Je dois d'abord commencer par parler de moi-même. Si je suis au Sénégal, c'est parce que le destin en a ainsi décidé. Il y a un problème de sécurité en Gambie. Je n'ai commis aucun délit mais quand on vit avec un président qui n'est pas démocrate, à la moindre erreur, il vous met en prison. La meilleure des choses, c'est de quitter le pays pour être plus en sécurité.
Avez-vous goûté à la prison ?
J'ai été emprisonné plusieurs fois et je n'étais pas le seul. Les prisons de la Gambie sont remplies de monde.
Qu’aviez-vous fait ?
Je ne vais pas entrer dans les détails. En tout cas je n’avais rien fait d’anormal et de condamnable. En Gambie, c'est le président qui détient la loi. S'il veut vous emprisonner, personne n'y peut rien. Même si la Cour de justice vous libère, le lendemain on vient vous cueillir chez vous. C'est lui qui prend toutes les décisions. Il contrôle la justice. Le système judiciaire n'a pas le droit de prendre ses propres décisions et n’a aucune chance de fonctionner indépendamment en Gambie.
Le siège de la Commission africaine des droits de l'Homme se trouve en Gambie. Comment expliquez-vous ce paradoxe ?
Je crois que c'est une décision politique à revoir et les chefs d’État africains doivent discuter sur ce point. J'ai même entendu la présidente de la commission parler de ça. Mais je ne sais pas encore la décision qui sera adoptée parce que cette commission a été installée en Gambie sous le régime de l’ex-président Daouda Diawara. A l’époque, tous les pays avaient reconnu que la Gambie était un pays démocratique et un pays de paix. Si aujourd'hui le pays a changé de visage avec la violation des droits des personnes, les Africains ont le droit de changer le siège de la commission.
Et comment jugez-vous la réaction du président Macky Sall ?
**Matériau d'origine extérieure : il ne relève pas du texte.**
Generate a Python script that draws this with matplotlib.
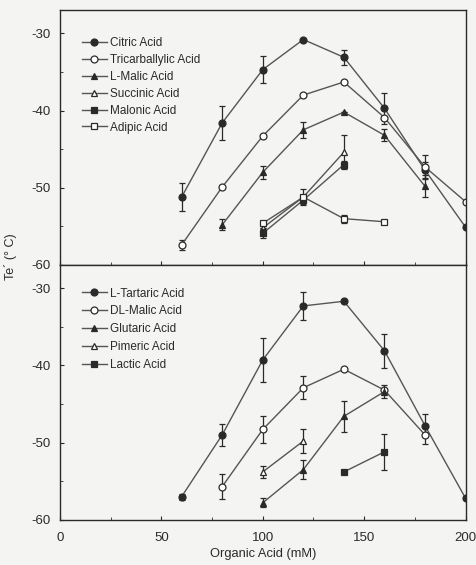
import numpy as np
import matplotlib
matplotlib.use("Agg")
import matplotlib.pyplot as plt

plt.rcParams['font.family'] = ['Liberation Sans', 'DejaVu Sans']

# --- datos panel superior ---
x_citric = [60, 80, 100, 120, 140, 160, 180, 200]
y_citric = [-51.2, -41.6, -34.7, -30.8, -33.1, -39.7, -47.7, -55.1]
e_citric = [1.8, 2.2, 1.7, 0, 1.0, 2.0, 1.0, 0]

x_tricarb = [60, 80, 100, 120, 140, 160, 180, 200]
y_tricarb = [-57.4, -49.9, -43.3, -38.0, -36.3, -40.9, -47.3, -51.8]
e_tricarb = [0.6, 0, 0, 0, 0, 0, 1.5, 0]

x_lmalic = [80, 100, 120, 140, 160, 180]
y_lmalic = [-54.8, -48.0, -42.5, -40.2, -43.2, -49.8]
e_lmalic = [0.7, 0.8, 1.0, 0, 0.8, 1.4]

x_succinic = [100, 120, 140]
y_succinic = [-55.2, -51.2, -45.4]
e_succinic = [0, 1.0, 2.2]

x_malonic = [100, 120, 140]
y_malonic = [-55.9, -51.6, -47.0]
e_malonic = [0.6, 0.5, 0.5]

x_adipic = [100, 120, 140, 160]
y_adipic = [-54.6, -51.2, -54.0, -54.4]
e_adipic = [0, 0, 0.5, 0]

# --- datos panel inferior ---
x_ltart = [60, 80, 100, 120, 140, 160, 180, 200]
y_ltart = [-57.0, -49.0, -39.3, -32.3, -31.7, -38.1, -47.8, -57.2]
e_ltart = [0.4, 1.4, 2.8, 1.8, 0, 2.2, 1.5, 0]

x_dlmalic = [80, 100, 120, 140, 160, 180]
y_dlmalic = [-55.7, -48.3, -42.9, -40.5, -43.2, -49.0]
e_dlmalic = [1.6, 1.8, 1.5, 0, 0, 1.2]

x_glutaric = [100, 120, 140, 160]
y_glutaric = [-57.8, -53.5, -46.6, -43.4]
e_glutaric = [0.6, 1.2, 2.0, 0.8]

x_pimeric = [100, 120]
y_pimeric = [-53.8, -49.8]
e_pimeric = [0.8, 1.5]

x_lactic = [140, 160]
y_lactic = [-53.8, -51.2]
e_lactic = [0, 2.3]

y_ticks = [-60, -50, -40, -30]
x_ticks = [0, 50, 100, 150, 200]

bg = '#f4f4f2'
ink = '#2a2a2a'
linea = '#555555'

fig = plt.figure(figsize=(4.76, 5.65), dpi=100, facecolor=bg)
ax1 = fig.add_axes([0.126, 0.531, 0.852, 0.451], facecolor=bg)
ax2 = fig.add_axes([0.126, 0.080, 0.852, 0.451], facecolor=bg)


def serie(ax, x, y, e, marker, fill, label, ms=5):
    # barras de error sin etiqueta, la linea con marcador lleva la leyenda
    ax.errorbar(x, y, yerr=e, fmt='none', ecolor=ink, elinewidth=0.9,
                capsize=2.5, capthick=0.9)
    ax.plot(x, y, color=linea, lw=1.0, marker=marker, ms=ms,
            mfc=ink if fill else 'white', mec=ink, mew=0.9, label=label)


serie(ax1, x_citric, y_citric, e_citric, 'o', True, 'Citric Acid')
serie(ax1, x_tricarb, y_tricarb, e_tricarb, 'o', False, 'Tricarballylic Acid')
serie(ax1, x_lmalic, y_lmalic, e_lmalic, '^', True, 'L-Malic Acid')
serie(ax1, x_succinic, y_succinic, e_succinic, '^', False, 'Succinic Acid', ms=4)
serie(ax1, x_malonic, y_malonic, e_malonic, 's', True, 'Malonic Acid', ms=4)
serie(ax1, x_adipic, y_adipic, e_adipic, 's', False, 'Adipic Acid')

serie(ax2, x_ltart, y_ltart, e_ltart, 'o', True, 'L-Tartaric Acid')
serie(ax2, x_dlmalic, y_dlmalic, e_dlmalic, 'o', False, 'DL-Malic Acid')
serie(ax2, x_glutaric, y_glutaric, e_glutaric, '^', True, 'Glutaric Acid')
serie(ax2, x_pimeric, y_pimeric, e_pimeric, '^', False, 'Pimeric Acid')
serie(ax2, x_lactic, y_lactic, e_lactic, 's', True, 'Lactic Acid', ms=4)

for ax in (ax1, ax2):
    ax.set_xlim(0, 200)
    ax.set_ylim(-60, -27)
    ax.set_yticks(y_ticks)
    ax.set_yticklabels([str(v) for v in y_ticks])
    ax.set_yticks(np.arange(-60, -27, 5), minor=True)
    ax.set_xticks(x_ticks)
    ax.set_xticks(np.arange(0, 201, 25), minor=True)
    ax.tick_params(which='both', direction='in', colors=ink, labelsize=9.5,
                   top=False, right=False)
    ax.tick_params(axis='y', pad=7)
    ax.tick_params(axis='x', pad=9)
    ax.tick_params(which='major', length=3)
    ax.tick_params(which='minor', length=2.5)
    for s in ax.spines.values():
        s.set_color(ink)
        s.set_linewidth(1.0)

ax1.legend(loc='upper left', bbox_to_anchor=(0.042, 0.914), frameon=False,
           fontsize=8.5, handlelength=2.1, handletextpad=0.3,
           labelspacing=0.42, borderaxespad=0.0, labelcolor=ink)
ax2.legend(loc='upper left', bbox_to_anchor=(0.042, 0.93), frameon=False,
           fontsize=8.5, handlelength=2.1, handletextpad=0.3,
           labelspacing=0.5, borderaxespad=0.0, labelcolor=ink)

ax1.tick_params(axis='x', labelbottom=False)

ax2.set_xlabel('Organic Acid (mM)', fontsize=9.3, color=ink, labelpad=3)
fig.text(0.022, 0.545, "Te´ (° C)", rotation=90, ha='center', va='center',
         fontsize=9, color=ink)

fig.savefig('out.png', dpi=100, facecolor=bg)
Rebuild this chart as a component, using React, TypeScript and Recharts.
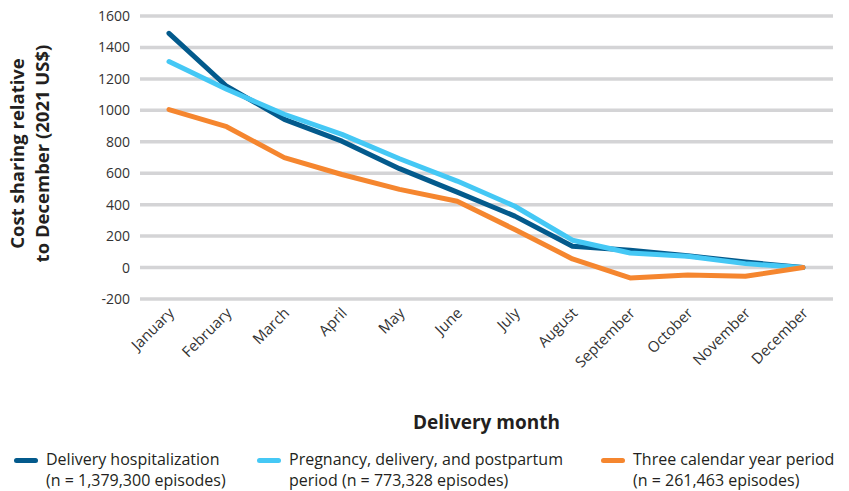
import React from "react";
import { LineChart, Line, XAxis, YAxis, CartesianGrid, Label } from "recharts";

const months = ["January","February","March","April","May","June","July","August","September","October","November","December"];
const deliveryHosp = [1490, 1153, 943, 804, 629, 480, 327, 136, 110, 75, 35, 0];
const pregnancyPeriod = [1310, 1134, 975, 847, 692, 550, 390, 174, 93, 72, 25, 0];
const threeYear = [1005, 896, 699, 592, 497, 422, 242, 55, -66, -47, -55, 0];
const yTicks = [-200, 0, 200, 400, 600, 800, 1000, 1200, 1400, 1600];

const seriesInfo = [
  { key: "hosp", color: "#035a8c", line1: "Delivery hospitalization", line2: "(n = 1,379,300 episodes)" },
  { key: "preg", color: "#45c8f5", line1: "Pregnancy, delivery, and postpartum", line2: "period (n = 773,328 episodes)" },
  { key: "three", color: "#f5862f", line1: "Three calendar year period", line2: "(n = 261,463 episodes)" },
];

const data = months.map((m, i) => ({
  month: m,
  hosp: deliveryHosp[i],
  preg: pregnancyPeriod[i],
  three: threeYear[i],
}));

const FONT = "'Open Sans', Roboto, sans-serif";

const YTick = (props: any) => {
  const { x, y, payload } = props;
  return (
    <text x={x} y={y} dy={5} textAnchor="end" fontSize={14} fill="#333" fontFamily={FONT}>
      {payload.value}
    </text>
  );
};

const XTick = (props: any) => {
  const { x, y, payload } = props;
  return (
    <g transform={`translate(${x + 6},${y + 15})`}>
      <text x={0} y={0} textAnchor="end" transform="rotate(-45)" fontSize={15} fill="#333" fontFamily={FONT}>
        {payload.value}
      </text>
    </g>
  );
};

const YLabel = (props: any) => {
  const vb = props.viewBox || {};
  const cy = vb.y + vb.height / 2 - 4;
  return (
    <g>
      <text transform={`translate(24,${cy}) rotate(-90)`} textAnchor="middle" fontSize={18.5} fontWeight="bold" fill="#231f20" fontFamily={FONT}>
        Cost sharing relative
      </text>
      <text transform={`translate(49,${cy}) rotate(-90)`} textAnchor="middle" fontSize={18.5} fontWeight="bold" fill="#231f20" fontFamily={FONT}>
        to December (2021 US$)
      </text>
    </g>
  );
};

export default function App() {
  return (
    <div style={{ position: "absolute", left: 0, top: 0, width: 849, height: 491, background: "#fff", fontFamily: FONT }}>
      <LineChart width={849} height={445} data={data} margin={{ top: 16, right: 16, left: 0, bottom: 0 }}>
        <CartesianGrid vertical={false} stroke="#d4d4d6" strokeWidth={3.5} />
        <XAxis
          dataKey="month"
          height={146}
          axisLine={false}
          tickLine={false}
          tickSize={0}
          tickMargin={0}
          interval={0}
          padding={{ left: 29, right: 30 }}
          tick={<XTick />}
        >
          <Label value="Delivery month" position="insideBottom" offset={16} fontSize={19} fontWeight="bold" fill="#231f20" fontFamily={FONT} />
        </XAxis>
        <YAxis
          width={140}
          domain={[-200, 1600]}
          ticks={yTicks}
          axisLine={false}
          tickLine={false}
          tickSize={0}
          tickMargin={10}
          interval={0}
          tick={<YTick />}
        >
          <Label content={<YLabel />} />
        </YAxis>
        {seriesInfo.map((s) => (
          <Line
            key={s.key}
            type="linear"
            dataKey={s.key}
            stroke={s.color}
            strokeWidth={5}
            dot={false}
            strokeLinecap="round"
            strokeLinejoin="round"
            isAnimationActive={false}
          />
        ))}
      </LineChart>
      <div style={{ position: "absolute", top: 449, left: 0, width: 849, height: 42 }}>
        {seriesInfo.map((s, i) => {
          const lefts = [14, 257, 601];
          return (
            <div key={s.key} style={{ position: "absolute", left: lefts[i], top: 0, display: "flex", alignItems: "flex-start" }}>
              <div style={{ width: 24, height: 5, borderRadius: 3, background: s.color, marginTop: 9, marginRight: 8 }} />
              <div style={{ fontSize: 16, lineHeight: "21px", color: "#231f20", whiteSpace: "nowrap" }}>
                <div>{s.line1}</div>
                <div>{s.line2}</div>
              </div>
            </div>
          );
        })}
      </div>
    </div>
  );
}
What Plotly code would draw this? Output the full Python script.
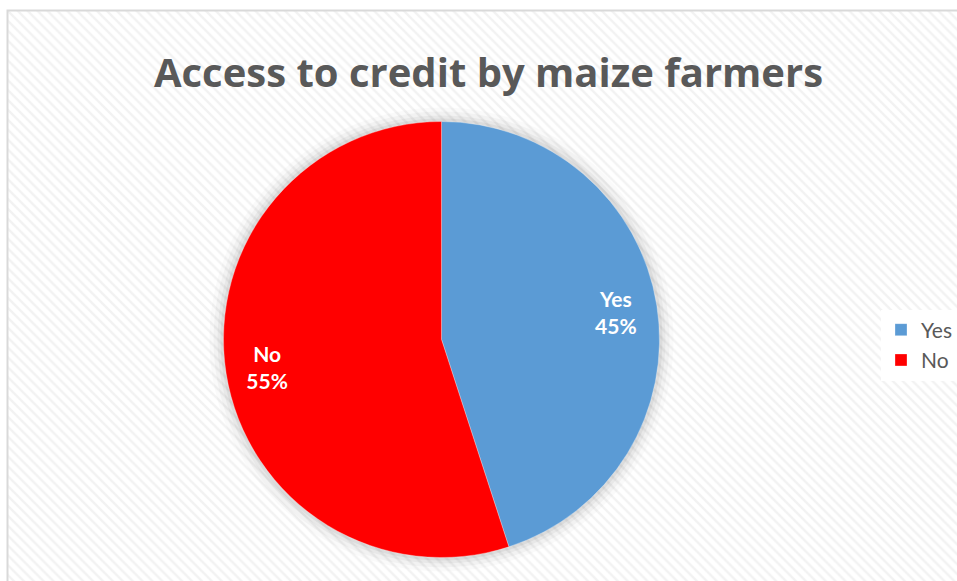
import plotly.graph_objects as go

labels = ["Yes", "No"]
values = [45, 55]
colors = ["#5B9BD5", "#FF0000"]
title_text = "Access to credit by maize farmers"

W, H = 957, 581
CX, CY, R = 441.5, 339.5, 218.0  # pie centre / radius in pixels


def dom(r):
    return dict(x=[(CX - r) / W, (CX + r) / W], y=[(H - CY - r) / H, (H - CY + r) / H])


fig = go.Figure()

# hatched chart-area background
fig.add_trace(go.Bar(
    x=[0.5], y=[1], width=[1],
    marker=dict(color="white", line=dict(width=0),
                pattern=dict(shape="\\", fgcolor="#e6e6e6", bgcolor="white", size=7, solidity=0.35)),
    hoverinfo="skip", showlegend=False, xaxis="x", yaxis="y",
))

# soft shadow around the pie
for dr, a in [(14, 0.02), (10, 0.03), (6, 0.04), (3, 0.05)]:
    fig.add_trace(go.Pie(
        values=[1], labels=["shadow"], sort=False, showlegend=False,
        marker=dict(colors=[f"rgba(0,0,0,{a})"], line=dict(width=0)),
        textinfo="none", hoverinfo="skip", domain=dom(R + dr),
    ))

# main pie
fig.add_trace(go.Pie(
    labels=labels, values=values, sort=False, direction="clockwise", rotation=0,
    marker=dict(colors=colors, line=dict(color="rgba(255,255,255,0.6)", width=0.5)),
    textinfo="none", domain=dom(R), hoverinfo="label+percent",
))

# data labels (transparent overlay with a hole so labels sit near the rim, like Excel's best-fit)
fig.add_trace(go.Pie(
    labels=labels, values=values, sort=False, direction="clockwise", rotation=0, hole=0.62,
    marker=dict(colors=["rgba(0,0,0,0)"] * 2, line=dict(width=0)),
    texttemplate="<b>%{label}<br>%{percent:.0%}</b>",
    textposition="inside", insidetextorientation="horizontal",
    textfont=dict(family="Lato, Open Sans, sans-serif", size=21, color="white"),
    domain=dom(R), hoverinfo="skip", showlegend=False,
))

fig.update_layout(
    width=W, height=H,
    margin=dict(l=0, r=0, t=0, b=0),
    paper_bgcolor="white", plot_bgcolor="white",
    xaxis=dict(domain=[8 / W, 1], range=[0, 1], visible=False, fixedrange=True),
    yaxis=dict(domain=[0, 1 - 11 / H], range=[0, 1], visible=False, fixedrange=True),
    bargap=0,
    title=dict(text="<b>" + title_text + "</b>", x=488.5 / W, xanchor="center", y=1 - 73 / H, yanchor="middle",
               font=dict(family="Open Sans, sans-serif", size=40, color="#595959")),
    legend=dict(x=881 / W, y=1 - 345 / H, xanchor="left", yanchor="middle",
                bgcolor="white", font=dict(family="Lato, Open Sans, sans-serif", size=21, color="#595959")),
    shapes=[dict(type="rect", xref="paper", yref="paper", x0=7.5 / W, x1=1.01, y0=-0.01, y1=1 - 10.5 / H,
                 line=dict(color="#d9d9d9", width=2), fillcolor="rgba(0,0,0,0)", layer="above")],
)

fig.write_html("out.html")
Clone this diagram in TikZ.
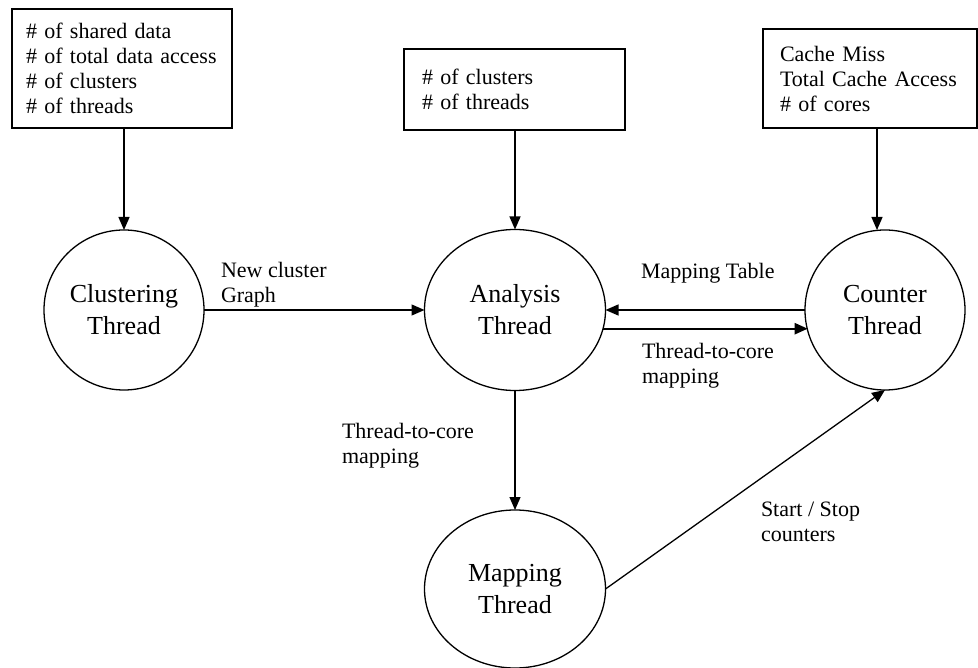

Macky Sall en tant président de l’État du Sénégal a fait ce que son pays attendait de lui. Et on a entendu ce qu'il a dit. Il a parlé aussi du bon voisinage entre les deux pays. Et il a parfaitement raison. Parce que le Sénégal et la Gambie sont des pays frères qui sont condamnés à cohabiter ensemble. Et quand on parle du bon voisinage, ça veut tout dire. Entre les deux pays, il ne doit y avoir qu’une paix durable.